Here are some records; copy every line that holds the word "script".

+++ Data +++

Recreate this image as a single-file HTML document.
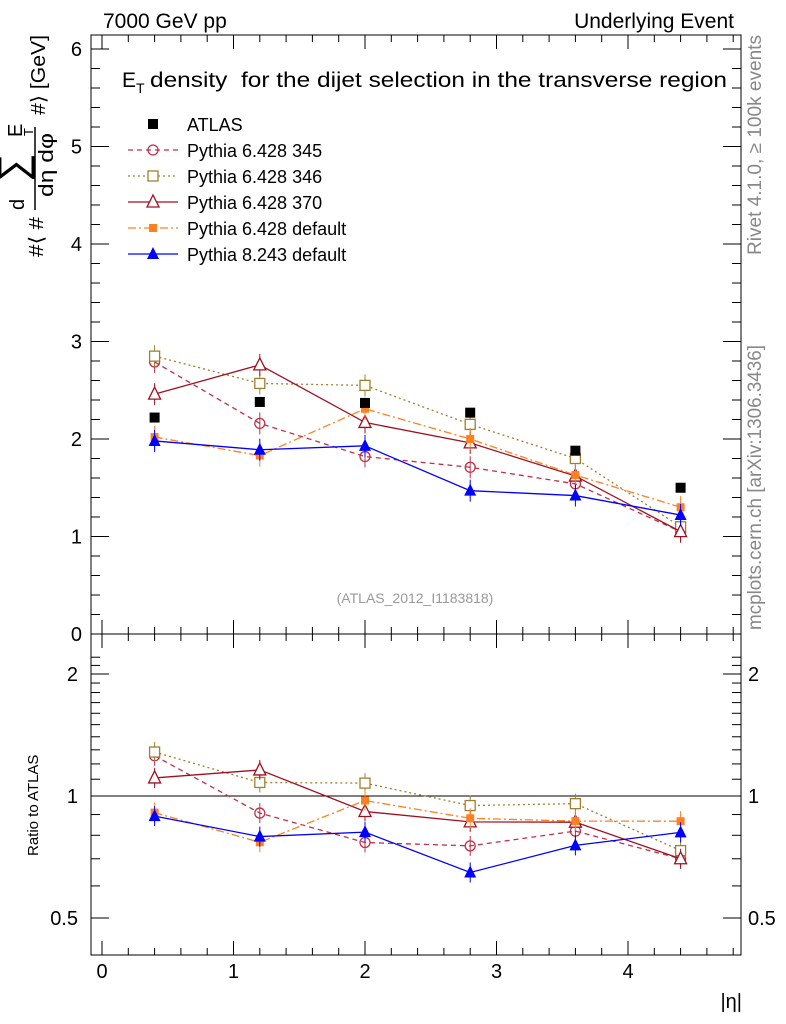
<!DOCTYPE html>
<html><head><meta charset="utf-8"><style>
body{margin:0;background:#fff;}
svg{display:block;font-family:"Liberation Sans",sans-serif;}
</style></head><body>
<svg id="s" width="786" height="1024" xmlns="http://www.w3.org/2000/svg">
<rect width="786" height="1024" fill="#fff"/>
<text x="103" y="28" font-size="21">7000 GeV pp</text>
<text x="734" y="28" font-size="21" text-anchor="end">Underlying Event</text>
<text x="122" y="87" font-size="21">E<tspan font-size="14" dy="6">T</tspan></text>
<text x="150" y="87" font-size="21" textLength="577" lengthAdjust="spacingAndGlyphs" xml:space="preserve">density  for the dijet selection in the transverse region</text>
<text x="415" y="603" font-size="14" fill="#999" text-anchor="middle">(ATLAS_2012_I1183818)</text>
<text transform="translate(761,255) rotate(-90)" font-size="19" fill="#888" textLength="220" lengthAdjust="spacingAndGlyphs">Rivet 4.1.0, ≥ 100k events</text>
<text transform="translate(761,630) rotate(-90)" font-size="19" fill="#888" textLength="285" lengthAdjust="spacingAndGlyphs">mcplots.cern.ch [arXiv:1306.3436]</text>
<g font-size="20">
<text transform="translate(43,257) rotate(-90)" textLength="40" lengthAdjust="spacingAndGlyphs">#⟨ #</text>
<text transform="translate(53,197) rotate(-90)" textLength="64" lengthAdjust="spacingAndGlyphs">dη dφ</text>
<line x1="35" y1="127" x2="35" y2="210" stroke="#000" stroke-width="1.5"/>
<text transform="translate(24,210) rotate(-90)">d</text>
<text transform="translate(26,182) rotate(-90)" font-size="40">∑</text>
<text transform="translate(22,137) rotate(-90)">E</text>
<text transform="translate(33,136) rotate(-90)" font-size="13">T</text>
<text transform="translate(45,115) rotate(-90)" textLength="80" lengthAdjust="spacingAndGlyphs">#⟩ [GeV]</text>
</g>
<text transform="translate(38,856) rotate(-90)" font-size="15">Ratio to ATLAS</text>
<text x="742" y="1008" font-size="20" text-anchor="end">|η|</text>
<g id="g"></g>
</svg>
<script>
const g=document.getElementById('g');let h='';
const X=v=>102+131.5*v, YT=v=>634-97.5*v, YR=r=>796-122*Math.log2(r);
const L=91,R=741;
h+=`<rect x="${L}" y="35" width="${R-L}" height="599" fill="none" stroke="#000"/>`;
h+=`<rect x="${L}" y="634" width="${R-L}" height="321" fill="none" stroke="#000"/>`;
for(let v=0;v<=4.85;v+=0.2){const x=X(v);const maj=Math.abs(v-Math.round(v))<1e-6;const l=maj?14:7;
 h+=`<line x1="${x}" y1="634" x2="${x}" y2="${634-l}" stroke="#000"/><line x1="${x}" y1="35" x2="${x}" y2="${35+l}" stroke="#000"/>`;
 h+=`<line x1="${x}" y1="955" x2="${x}" y2="${955-l}" stroke="#000"/><line x1="${x}" y1="634" x2="${x}" y2="${634+l}" stroke="#000"/>`;
 if(maj)h+=`<text x="${x}" y="978" font-size="20" text-anchor="middle">${Math.round(v)}</text>`;}
for(let v=0;v<=6.15;v+=0.2){const y=YT(v);const maj=Math.abs(v-Math.round(v))<1e-6;const l=maj?18:9;
 h+=`<line x1="${L}" y1="${y}" x2="${L+l}" y2="${y}" stroke="#000"/><line x1="${R}" y1="${y}" x2="${R-l}" y2="${y}" stroke="#000"/>`;
 if(maj)h+=`<text x="82" y="${y+7}" font-size="20" text-anchor="end">${Math.round(v)}</text>`;}
for(let r=0.4;r<=2.3;r+=0.1){const y=YR(r);if(y<634||y>955)continue;const maj=[0.5,1,2].some(m=>Math.abs(m-r)<1e-6);const l=maj?18:9;
 h+=`<line x1="${L}" y1="${y}" x2="${L+l}" y2="${y}" stroke="#000"/><line x1="${R}" y1="${y}" x2="${R-l}" y2="${y}" stroke="#000"/>`;
 if(maj){const t=r<0.9?'0.5':Math.round(r);h+=`<text x="78" y="${y+7}" font-size="20" text-anchor="end">${t}</text><text x="748" y="${y+7}" font-size="20">${t}</text>`;}}
h+=`<line x1="${L}" y1="796" x2="${R}" y2="796" stroke="#000"/>`;
const xs=[0.4,1.2,2.0,2.8,3.6,4.4];
const atlas=[2.22,2.38,2.37,2.27,1.88,1.50];
const S=[
 {n:'Pythia 6.428 345',c:'#c0304a',d:'5,4',m:'oc',v:[2.79,2.16,1.82,1.71,1.54,1.05]},
 {n:'Pythia 6.428 346',c:'#a08030',d:'2,3',m:'os',v:[2.85,2.57,2.55,2.15,1.80,1.10]},
 {n:'Pythia 6.428 370',c:'#a01020',d:'',m:'ot',v:[2.46,2.76,2.17,1.96,1.62,1.05]},
 {n:'Pythia 6.428 default',c:'#ff8020',d:'8,3,2,3',m:'fs',v:[2.02,1.83,2.31,2.00,1.63,1.30]},
 {n:'Pythia 8.243 default',c:'#0000ff',d:'',m:'ft',v:[1.98,1.89,1.93,1.47,1.42,1.22]}];
function mk(m,x,y,c){
 if(m=='oc')return `<circle cx="${x}" cy="${y}" r="5" fill="none" stroke="${c}" stroke-width="1.3"/>`;
 if(m=='os')return `<rect x="${x-5}" y="${y-5}" width="10" height="10" fill="#fff" stroke="${c}" stroke-width="1.3"/>`;
 if(m=='fs')return `<rect x="${x-4}" y="${y-4}" width="8" height="8" fill="${c}"/>`;
 if(m=='ot')return `<polygon points="${x},${y-7} ${x-6},${y+5} ${x+6},${y+5}" fill="#fff" stroke="${c}" stroke-width="1.3"/>`;
 if(m=='ft')return `<polygon points="${x},${y-7} ${x-6},${y+5} ${x+6},${y+5}" fill="${c}"/>`;}
S.forEach(s=>{
 const pt=s.v.map((v,i)=>[X(xs[i]),YT(v)]), pr=s.v.map((v,i)=>[X(xs[i]),YR(v/atlas[i])]);
 [pt,pr].forEach((p,k)=>{
  h+=`<polyline points="${p.map(a=>a.join(',')).join(' ')}" fill="none" stroke="${s.c}" stroke-width="1.3" stroke-dasharray="${s.d}"/>`;
  p.forEach(a=>{const e=k?10:11;h+=`<line x1="${a[0]}" y1="${a[1]-e}" x2="${a[0]}" y2="${a[1]+e}" stroke="${s.c}"/>`;h+=mk(s.m,a[0],a[1],s.c);});
 });});
atlas.forEach((v,i)=>{const x=X(xs[i]),y=YT(v);h+=`<rect x="${x-5}" y="${y-5}" width="10" height="10" fill="#000"/>`;});
const ly=[124,150,176,202,228,254];
h+=`<rect x="148" y="${ly[0]-5}" width="10" height="10" fill="#000"/><text x="187" y="${ly[0]+7}" font-size="18">ATLAS</text>`;
S.forEach((s,i)=>{const y=ly[i+1];h+=`<line x1="128" y1="${y}" x2="178" y2="${y}" stroke="${s.c}" stroke-width="1.3" stroke-dasharray="${s.d}"/>`+mk(s.m,153,y,s.c)+`<text x="187" y="${y+7}" font-size="18">${s.n}</text>`;});
g.innerHTML=h;
</script>
</body></html>
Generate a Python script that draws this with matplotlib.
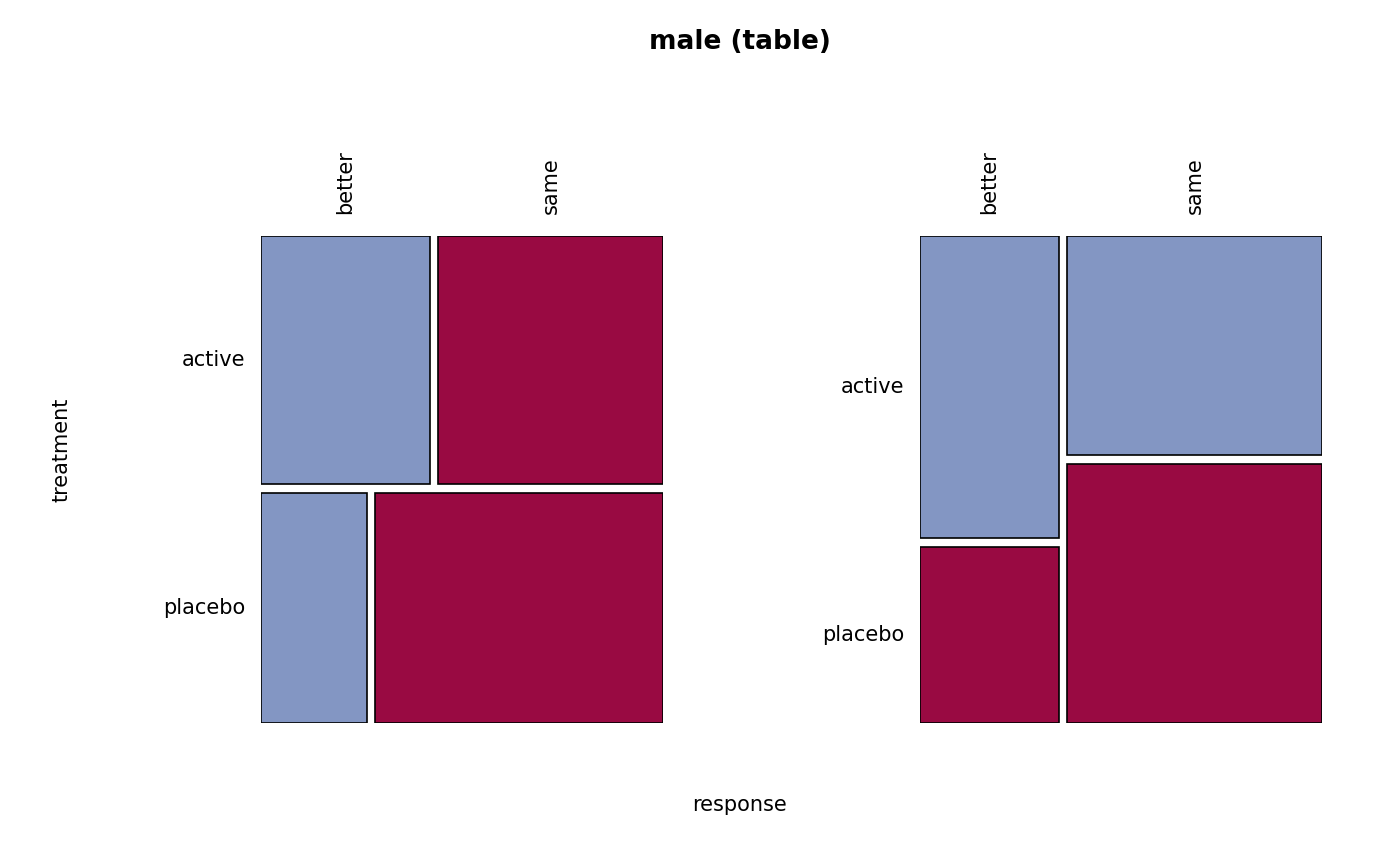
import numpy as np
import matplotlib.pyplot as plt
from matplotlib.patches import Rectangle

treatment = ['active', 'placebo']
response = ['better', 'same']
# counts[treatment][response]
counts = np.array([[12, 16],
                   [7, 19]])

blue = '#8396c3'
red = '#990a42'

fig = plt.figure(figsize=(14, 8.66), dpi=100)
W, H = 1400, 866


def panel_axes(x0, x1, y0, y1):
    ax = fig.add_axes([x0 / W, 1 - y1 / H, (x1 - x0) / W, (y1 - y0) / H])
    ax.set_xlim(0, 1)
    ax.set_ylim(0, 1)
    ax.axis('off')
    return ax


def rect(ax, x, y, w, h, c):
    ax.add_patch(Rectangle((x, y), w, h, facecolor=c, edgecolor='black', lw=1.2))


# left: rows by treatment, split by response
ax = panel_axes(261, 663, 236, 723)
gx, gy = 8 / 402, 9 / 487
row_p = counts.sum(axis=1) / counts.sum()
top = 1.0
for i, t in enumerate(treatment):
    h = row_p[i] * (1 - gy)
    y = top - h
    cp = counts[i] / counts[i].sum()
    x = 0
    for j, r in enumerate(response):
        w = cp[j] * (1 - gx)
        rect(ax, x, y, w, h, blue if j == 0 else red)
        x += w + gx
    ax.text(-0.04, y + h / 2, t, ha='right', va='center', fontsize=15)
    top = y - gy
# column labels from first row
cp = counts[0] / counts[0].sum()
x = 0
for j, r in enumerate(response):
    w = cp[j] * (1 - gx)
    ax.text(x + w / 2, 1.045, r, rotation=90, ha='center', va='bottom', fontsize=15)
    x += w + gx

# right: columns by response, split by treatment
ax = panel_axes(920, 1322, 236, 723)
col_p = counts.sum(axis=0) / counts.sum()
x = 0
for j, r in enumerate(response):
    w = col_p[j] * (1 - gx)
    rp = counts[:, j] / counts[:, j].sum()
    top = 1.0
    for i, t in enumerate(treatment):
        h = rp[i] * (1 - gy)
        rect(ax, x, top - h, w, h, blue if i == 0 else red)
        top -= h + gy
    ax.text(x + w / 2, 1.045, r, rotation=90, ha='center', va='bottom', fontsize=15)
    x += w + gx
# row labels from first column
rp = counts[:, 0] / counts[:, 0].sum()
top = 1.0
for i, t in enumerate(treatment):
    h = rp[i] * (1 - gy)
    ax.text(-0.04, top - h / 2, t, ha='right', va='center', fontsize=15)
    top -= h + gy

fig.text(740 / W, 1 - 42 / H, 'male (table)', ha='center', va='center',
         fontsize=19, fontweight='bold')
fig.text(740 / W, 1 - 805 / H, 'response', ha='center', va='center', fontsize=15)
fig.text(62 / W, 1 - 450 / H, 'treatment', ha='center', va='center',
         rotation=90, fontsize=15)

fig.savefig('out.png', dpi=100)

+++

▶ _Expected answer_
<script>
</script>
Generate a Python script that draws this with matplotlib.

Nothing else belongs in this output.